▸ **Written request**: Retype all material exactly. Pictures stay out of the copy.

▸ **Provided data**:
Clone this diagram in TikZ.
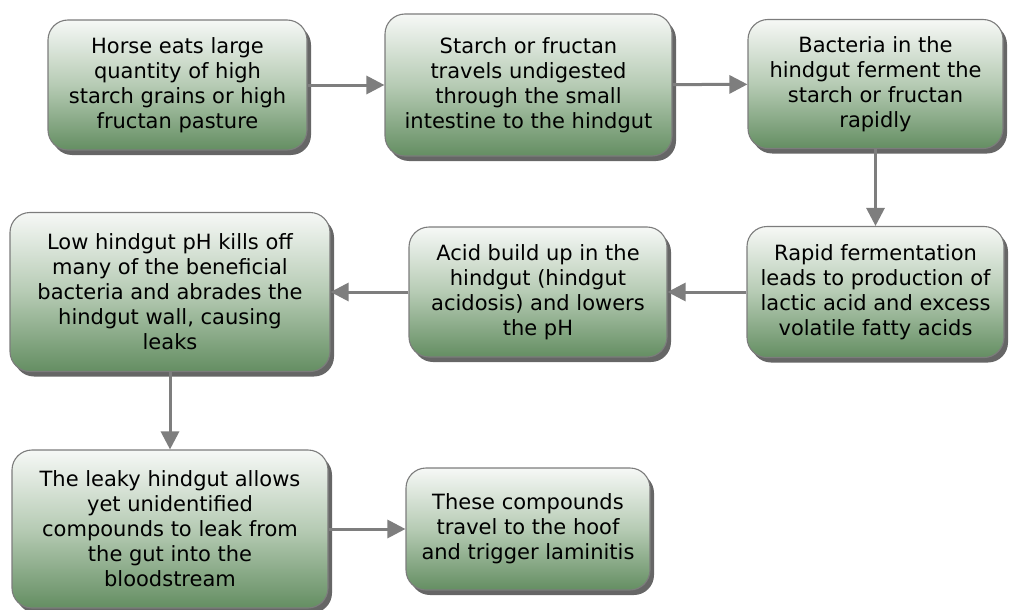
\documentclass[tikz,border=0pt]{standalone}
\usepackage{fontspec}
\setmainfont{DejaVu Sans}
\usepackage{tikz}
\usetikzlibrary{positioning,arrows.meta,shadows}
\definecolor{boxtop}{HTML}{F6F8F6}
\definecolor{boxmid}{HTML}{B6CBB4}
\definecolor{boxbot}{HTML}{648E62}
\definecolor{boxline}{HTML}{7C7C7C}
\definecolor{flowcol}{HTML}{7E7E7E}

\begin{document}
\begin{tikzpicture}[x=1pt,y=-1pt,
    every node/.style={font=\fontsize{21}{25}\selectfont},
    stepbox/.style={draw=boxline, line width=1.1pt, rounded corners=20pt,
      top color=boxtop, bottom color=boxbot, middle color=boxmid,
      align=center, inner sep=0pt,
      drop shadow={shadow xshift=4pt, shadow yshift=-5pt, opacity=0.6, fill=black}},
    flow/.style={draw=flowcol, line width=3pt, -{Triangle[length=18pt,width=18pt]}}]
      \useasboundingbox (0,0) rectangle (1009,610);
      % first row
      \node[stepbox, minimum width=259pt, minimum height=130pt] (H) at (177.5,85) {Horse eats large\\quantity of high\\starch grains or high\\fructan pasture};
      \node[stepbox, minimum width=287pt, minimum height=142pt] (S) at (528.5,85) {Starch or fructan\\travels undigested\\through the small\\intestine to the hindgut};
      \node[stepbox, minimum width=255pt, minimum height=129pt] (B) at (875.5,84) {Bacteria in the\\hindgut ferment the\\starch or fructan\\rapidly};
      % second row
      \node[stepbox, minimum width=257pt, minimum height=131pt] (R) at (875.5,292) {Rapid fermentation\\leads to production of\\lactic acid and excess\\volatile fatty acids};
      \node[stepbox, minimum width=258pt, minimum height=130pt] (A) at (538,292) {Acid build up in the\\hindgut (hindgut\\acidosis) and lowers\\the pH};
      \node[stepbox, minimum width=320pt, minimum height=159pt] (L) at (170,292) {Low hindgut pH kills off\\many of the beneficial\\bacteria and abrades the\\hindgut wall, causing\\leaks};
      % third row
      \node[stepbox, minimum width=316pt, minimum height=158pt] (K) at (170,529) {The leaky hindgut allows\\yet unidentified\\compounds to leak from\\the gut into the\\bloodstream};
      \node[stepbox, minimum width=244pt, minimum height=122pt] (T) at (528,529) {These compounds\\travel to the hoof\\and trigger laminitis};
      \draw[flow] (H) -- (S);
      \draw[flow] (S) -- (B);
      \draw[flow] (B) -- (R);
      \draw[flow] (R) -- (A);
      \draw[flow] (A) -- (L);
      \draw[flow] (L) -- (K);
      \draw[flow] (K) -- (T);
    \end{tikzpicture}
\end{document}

▸ **Exercise solution**:
Clone this diagram in TikZ.
\documentclass[tikz,border=0pt]{standalone}
\usepackage{fontspec}
\setmainfont{DejaVu Sans}
\usepackage{tikz}
\usetikzlibrary{positioning,arrows.meta,shadows}
\definecolor{boxtop}{HTML}{F6F8F6}
\definecolor{boxmid}{HTML}{B6CBB4}
\definecolor{boxbot}{HTML}{648E62}
\definecolor{boxline}{HTML}{7C7C7C}
\definecolor{flowcol}{HTML}{7E7E7E}

\begin{document}
\begin{tikzpicture}[x=1pt,y=-1pt,
    every node/.style={font=\fontsize{21}{25}\selectfont},
    stepbox/.style={draw=boxline, line width=1.1pt, rounded corners=20pt,
      top color=boxtop, bottom color=boxbot, middle color=boxmid,
      align=center, inner sep=0pt,
      drop shadow={shadow xshift=4pt, shadow yshift=-5pt, opacity=0.6, fill=black}},
    flow/.style={draw=flowcol, line width=3pt, -{Triangle[length=18pt,width=18pt]}}]
      \useasboundingbox (0,0) rectangle (1009,610);
      % first row
      \node[stepbox, minimum width=259pt, minimum height=130pt] (H) at (177.5,85) {Horse eats large\\quantity of high\\starch grains or high\\fructan pasture};
      \node[stepbox, minimum width=287pt, minimum height=142pt] (S) at (528.5,85) {Starch or fructan\\travels undigested\\through the small\\intestine to the hindgut};
      \node[stepbox, minimum width=255pt, minimum height=129pt] (B) at (875.5,84) {Bacteria in the\\hindgut ferment the\\starch or fructan\\rapidly};
      % second row
      \node[stepbox, minimum width=257pt, minimum height=131pt] (R) at (875.5,292) {Rapid fermentation\\leads to production of\\lactic acid and excess\\volatile fatty acids};
      \node[stepbox, minimum width=258pt, minimum height=130pt] (A) at (538,292) {Acid build up in the\\hindgut (hindgut\\acidosis) and lowers\\the pH};
      \node[stepbox, minimum width=320pt, minimum height=159pt] (L) at (170,292) {Low hindgut pH kills off\\many of the beneficial\\bacteria and abrades the\\hindgut wall, causing\\leaks};
      % third row
      \node[stepbox, minimum width=316pt, minimum height=158pt] (K) at (170,529) {The leaky hindgut allows\\yet unidentified\\compounds to leak from\\the gut into the\\bloodstream};
      \node[stepbox, minimum width=244pt, minimum height=122pt] (T) at (528,529) {These compounds\\travel to the hoof\\and trigger laminitis};
      \draw[flow] (H) -- (S);
      \draw[flow] (S) -- (B);
      \draw[flow] (B) -- (R);
      \draw[flow] (R) -- (A);
      \draw[flow] (A) -- (L);
      \draw[flow] (L) -- (K);
      \draw[flow] (K) -- (T);
    \end{tikzpicture}
\end{document}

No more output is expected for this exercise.